OTT unicast video traffic was predicted to be 4.6 times greater than traditional multicast traffic by 2018. The shift from viewing video over multichannel TV video subscription services to Internet video was a fundamental driver and accounted for the majority of the bandwidth requirement for all device types.

“The explosion of OTT / unicast service as well as the surging demand for video content is pushing service providers to reassess their existing infrastructure and take steps to enhance their metro network,” said Michael Kennedy, principal analyst, ACG Research. “End-user expectation of a more ‘on-demand’ experience is a dramatic change for networks and requires the underlying infrastructure to evolve in order to give users the experience they expect.”

Other key findings included:

• Usage of Internet video, which includes smart TVs, was expected to grow from 12 percent of overall peak average bandwidth in 2014 to 25 percent in 2018, a compound annual growth rate (CAGR) of 56 percent. The use of Internet video represented the largest contributor to household bandwidth consumption by 2018.

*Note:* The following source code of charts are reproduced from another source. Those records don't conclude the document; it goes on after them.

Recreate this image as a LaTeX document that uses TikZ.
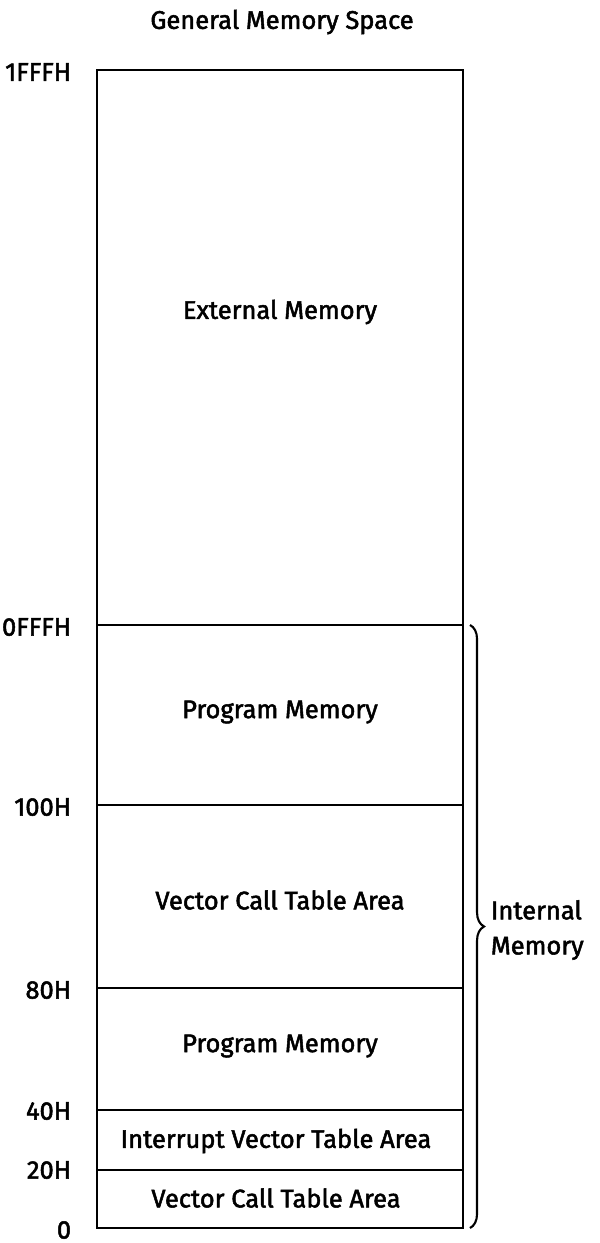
\documentclass[tikz,border=0pt]{standalone}
\usepackage{fontspec}
\setmainfont{Fira Sans}[UprightFeatures={FakeBold=2}]
\usetikzlibrary{positioning,decorations.pathreplacing}

\begin{document}
\begin{tikzpicture}[x=0.02cm,y=-0.02cm,line width=1.2pt,
  addr/.style={anchor=east,font=\fontsize{14.5}{17}\selectfont},
  area/.style={font=\fontsize{14.5}{20}\selectfont}]
\useasboundingbox (0,0) rectangle (599,1243);
\node[area] (title) at (282,22) {General Memory Space};
% memory map
\draw (97,70) rectangle (463,1228);
\foreach \y in {625,805,988,1110,1170}
  \draw (97,\y) -- (463,\y);
\node[addr] (a1fff) at (78,72) {1FFFH};
\node[addr] (a0fff) at (78,627) {0FFFH};
\node[addr] (a100) at (78,807) {100H};
\node[addr] (a80) at (78,990) {80H};
\node[addr] (a40) at (78,1111) {40H};
\node[addr] (a20) at (78,1170) {20H};
\node[addr] (a0) at (78,1230) {0};
\node[area] (ext) at (280,312) {External Memory};
\node[area] (prog1) at (280,712) {Program Memory};
\node[area] (vct1) at (280,900) {Vector Call Table Area};
\node[area] (prog2) at (280,1046) {Program Memory};
\node[area] (ivt) at (276,1141) {Interrupt Vector Table Area};
\node[area] (vct2) at (276,1198) {Vector Call Table Area};
% internal part
\draw[decorate,decoration={brace,amplitude=8pt}] (470,625) -- (470,1228);
\node[area,align=left,anchor=west] (intm) at (484,930) {Internal\\Memory};
\end{tikzpicture}
\end{document}
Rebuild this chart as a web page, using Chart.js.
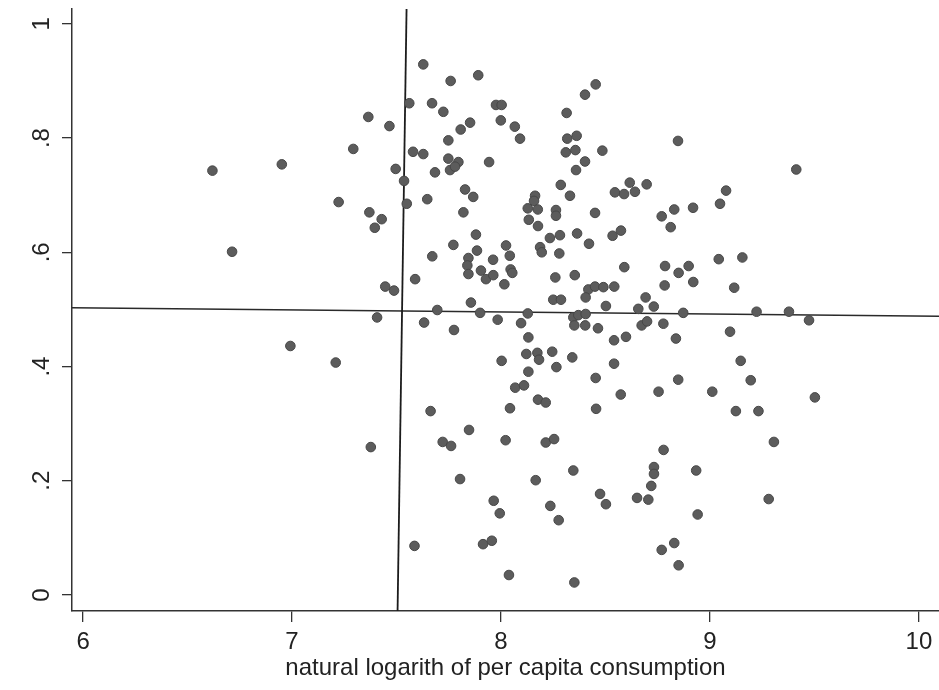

• Other factors driving increasing bandwidth requirements include the trend toward multiple Internet-enabled devices in a household consuming content simultaneously; the use of Internet streaming consoles, WiFi- enabled tablets and smartphones, which have the highest device concurrency; the growing adoption of large screen TVs and increased penetration of HDTV; and the emergence of ultra-high definition 4K TV.

• The research found that use of 4K streaming video services will grow from 2 percent in 2014 to 12 percent in 2018. According to the report, 4K-infrastructure is currently deployed in many studios, as is 4K projection equipment in tens of thousands of cinemas worldwide. All of which provides the basis for rapid consumer uptake of 4K TV sets once the price of 4K TVs drops. For those reasons, 4K TV is likely to become a mainstream offering within five years.